▶ [DIRECTIVE]
Copy every line with the string "chart" in it.

** Begin DATA SECTION **

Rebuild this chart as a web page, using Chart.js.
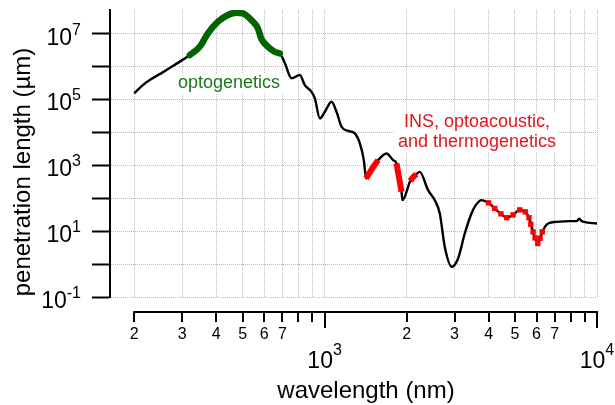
<!DOCTYPE html>
<html>
<head>
<meta charset="utf-8">
<script src="https://cdn.jsdelivr.net/npm/chart.js@4/dist/chart.umd.min.js"></script>
<style>
  html, body { margin: 0; padding: 0; background: #ffffff; }
  canvas { display: block; }
</style>
</head>
<body>
<canvas id="chart" width="615" height="405"></canvas>
<script>
// ---------------- data ----------------
const wavelengthNm = [
  200, 213, 228, 251, 281, 320, 348, 373, 406, 442, 474, 501, 538, 569, 585, 610, 655, 685,
  715, 756, 811, 846, 895, 921, 961, 1002, 1060, 1106, 1154, 1220, 1291, 1347, 1393, 1420,
  1491, 1572, 1688, 1785, 1837, 1916, 1932, 2063, 2110, 2172, 2236, 2398, 2538, 2648, 2762,
  2931, 3090, 3270, 3461, 3589, 3766, 3996, 4214, 4440, 4664, 4918, 5205, 5453, 5627, 5713,
  5825, 5925, 6061, 6180, 6295, 6612, 7099, 7943, 8427, 8605, 8790, 10000
];
const penetrationUm = [
  1.51e5, 2.51e5, 3.82e5, 6.10e5, 1.09e6, 2.19e6, 3.92e6, 1.0e7, 2.25e7, 3.60e7, 4.23e7, 4.05e7,
  2.54e7, 1.42e7, 7.05e6, 4.42e6, 2.76e6, 2.47e6, 1.23e6, 4.30e5, 5.42e5, 2.69e5, 1.69e5, 1.06e5,
  2.62e4, 4.16e4, 8.38e4, 4.16e4, 1.46e4, 1.10e4, 9.18e3, 4.57e3, 1.42e3, 398, 757, 1.42e3,
  2.27e3, 1.42e3, 1.13e3, 155, 86.7, 330, 427, 533, 627, 174, 86.7, 34.2, 3.31, 0.828, 1.47,
  8.43, 34.2, 61.1, 87.1, 71.8, 48.5, 33.3, 25.5, 31.0, 44.0, 38.3, 25.5, 16.2, 9.44, 6.21,
  4.20, 6.08, 9.44, 17.0, 19.0, 20.0, 20.0, 23.8, 20.0, 17.0
];
const optoBandNm = [320, 685];
const insBandsNm = [[1420, 1572], [1837, 1916], [2063, 2172]];
const markerBandNm = [3996, 6295];

const xGridNm = [200, 300, 400, 500, 600, 700, 800, 900, 1000, 2000, 3000, 4000, 5000, 6000, 7000, 8000, 9000, 10000];
const xDigitLabelsNm = [200, 300, 400, 500, 600, 700, 2000, 3000, 4000, 5000, 6000, 7000];
const xPowerLabelsNm = [1000, 10000];
const yGridUm = [0.1, 1, 10, 100, 1e3, 1e4, 1e5, 1e6, 1e7];
const yPowerLabelsUm = [0.1, 10, 1e3, 1e5, 1e7];
const xTitle = 'wavelength (nm)';
const yTitle = 'penetration length (µm)';
const optoText = ['optogenetics'];
const insText = ['INS, optoacoustic,', 'and thermogenetics'];

// ---------------- styling / layout ----------------
const FONT = s => s + 'px "Liberation Sans", Arial, Helvetica, sans-serif';
const GREEN_LINE = '#006400', GREEN_TEXT = '#187a18';
const RED_LINE = '#ff0000', RED_TEXT = '#e3141c';
const GRID = '#bcbcbc';
const layout = {
  optoLabel: { x: 229, y: 88, size: 18 },
  insLabel: { x: 477, y: 127, size: 18, lineGap: 19.5 },
  xAxisGap: 15
};

const pts = wavelengthNm.map((x, i) => ({ x: x, y: penetrationUm[i] }));
const inBand = b => pts.filter(p => p.x >= b[0] && p.x <= b[1]);

const datasets = [
  { data: pts, borderColor: '#000', borderWidth: 2.4, pointRadius: 0, showLine: true,
    cubicInterpolationMode: 'monotone', borderJoinStyle: 'round', order: 3 },
  { data: inBand(optoBandNm), borderColor: GREEN_LINE, borderWidth: 6.5, pointRadius: 0, showLine: true,
    cubicInterpolationMode: 'monotone', borderJoinStyle: 'round', borderCapStyle: 'round', order: 2 }
].concat(insBandsNm.map(b => ({
  data: inBand(b), borderColor: RED_LINE, borderWidth: 6, pointRadius: 0, showLine: true,
  cubicInterpolationMode: 'monotone', borderJoinStyle: 'round', order: 2
}))).concat([{
  data: inBand(markerBandNm), showLine: false, pointStyle: 'rect', pointRadius: 3.8,
  pointBackgroundColor: RED_LINE, pointBorderWidth: 0, order: 1
}]);

function drawPower(ctx, exp, x, yBase, align, supRaise) {
  const base = '10', sup = String(exp);
  ctx.font = FONT(23); const wb = ctx.measureText(base).width;
  ctx.font = FONT(16); const ws = ctx.measureText(sup).width;
  const left = align === 'right' ? x - (wb + ws) : x - (wb + ws) / 2;
  ctx.textAlign = 'left';
  ctx.textBaseline = 'alphabetic';
  ctx.font = FONT(23); ctx.fillText(base, left, yBase);
  ctx.font = FONT(16); ctx.fillText(sup, left + wb, yBase - supRaise);
}

function drawLabelBlock(ctx, lines, cx, y0, size, gap, color) {
  ctx.font = FONT(size);
  ctx.textAlign = 'center';
  ctx.textBaseline = 'alphabetic';
  const w = Math.max.apply(null, lines.map(l => ctx.measureText(l).width));
  const top = y0 - size * 0.8, bottom = y0 + (lines.length - 1) * gap + size * 0.28;
  ctx.fillStyle = '#fff';
  ctx.fillRect(cx - w / 2 - 3, top, w + 6, bottom - top);
  ctx.fillStyle = color;
  lines.forEach((l, i) => ctx.fillText(l, cx, y0 + i * gap));
}

const decor = {
  id: 'decor',
  beforeDatasetsDraw(chart) {
    const ctx = chart.ctx;
    ctx.save();
    drawLabelBlock(ctx, optoText, layout.optoLabel.x, layout.optoLabel.y, layout.optoLabel.size, 0, GREEN_TEXT);
    drawLabelBlock(ctx, insText, layout.insLabel.x, layout.insLabel.y, layout.insLabel.size, layout.insLabel.lineGap, RED_TEXT);
    ctx.restore();
  },
  afterDraw(chart) {
    const ctx = chart.ctx, xs = chart.scales.x, ys = chart.scales.y, area = chart.chartArea;
    ctx.save();
    ctx.strokeStyle = '#000';
    ctx.fillStyle = '#000';
    // detached x axis
    const ay = Math.round(area.bottom + layout.xAxisGap);
    const xa = xs.getPixelForValue(xGridNm[0]), xb = xs.getPixelForValue(xGridNm[xGridNm.length - 1]);
    ctx.lineWidth = 2;
    ctx.beginPath();
    ctx.moveTo(xa - 1, ay); ctx.lineTo(xb + 1, ay);
    xGridNm.forEach(v => {
      const px = Math.round(xs.getPixelForValue(v));
      const major = Math.abs(Math.log10(v) - Math.round(Math.log10(v))) < 1e-9;
      ctx.moveTo(px, ay); ctx.lineTo(px, ay + (major ? 16 : 10));
    });
    ctx.stroke();
    // x digit labels
    ctx.font = FONT(16);
    ctx.textAlign = 'center';
    ctx.textBaseline = 'alphabetic';
    xDigitLabelsNm.forEach(v => {
      const d = Math.round(v / Math.pow(10, Math.floor(Math.log10(v) + 1e-9)));
      ctx.fillText(String(d), xs.getPixelForValue(v), ay + 27);
    });
    xPowerLabelsNm.forEach(v => {
      drawPower(ctx, Math.round(Math.log10(v)), xs.getPixelForValue(v), ay + 56, 'center', 13);
    });
    // y labels
    yPowerLabelsUm.forEach(v => {
      const py = ys.getPixelForValue(v);
      drawPower(ctx, Math.round(Math.log10(v)), 81, py + 11.2, 'right', 10);
    });
    // titles
    ctx.font = FONT(24);
    ctx.textAlign = 'center';
    ctx.textBaseline = 'alphabetic';
    ctx.fillText(xTitle, 366, 398);
    ctx.translate(30, 172);
    ctx.rotate(-Math.PI / 2);
    ctx.fillText(yTitle, 0, 0);
    ctx.restore();
  }
};

new Chart(document.getElementById('chart'), {
  type: 'scatter',
  data: { datasets: datasets },
  options: {
    responsive: false,
    animation: false,
    devicePixelRatio: 1,
    layout: { padding: { left: 0, top: 10, right: 18, bottom: 0 } },
    plugins: { legend: { display: false }, tooltip: { enabled: false } },
    scales: {
      x: {
        type: 'logarithmic', min: 163, max: 10000,
        afterBuildTicks: s => { s.ticks = xGridNm.map(v => ({ value: v })); },
        afterFit: s => { s.height = 108; },
        ticks: { display: false },
        grid: { color: GRID, lineWidth: 1, drawTicks: false },
        border: { display: false, dash: [1, 1] }
      },
      y: {
        type: 'logarithmic', min: 0.1, max: 5.1e7,
        afterBuildTicks: s => { s.ticks = yGridUm.map(v => ({ value: v })); },
        afterFit: s => { s.width = 110; },
        ticks: { display: false },
        grid: { color: GRID, lineWidth: 1, drawTicks: true, tickLength: 18, tickWidth: 2, tickColor: '#000' },
        border: { display: true, color: '#000', width: 2, dash: [1, 1] }
      }
    }
  },
  plugins: [decor]
});
</script>
</body>
</html>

** End DATA SECTION **

▶ [ANSWER]
Rebuild this chart as a web page, using Chart.js.
<script src="https://cdn.jsdelivr.net/npm/chart.js@4/dist/chart.umd.min.js"></script>
<canvas id="chart" width="615" height="405"></canvas>
  beforeDatasetsDraw(chart) {
    const ctx = chart.ctx;
  afterDraw(chart) {
    const ctx = chart.ctx, xs = chart.scales.x, ys = chart.scales.y, area = chart.chartArea;
new Chart(document.getElementById('chart'), {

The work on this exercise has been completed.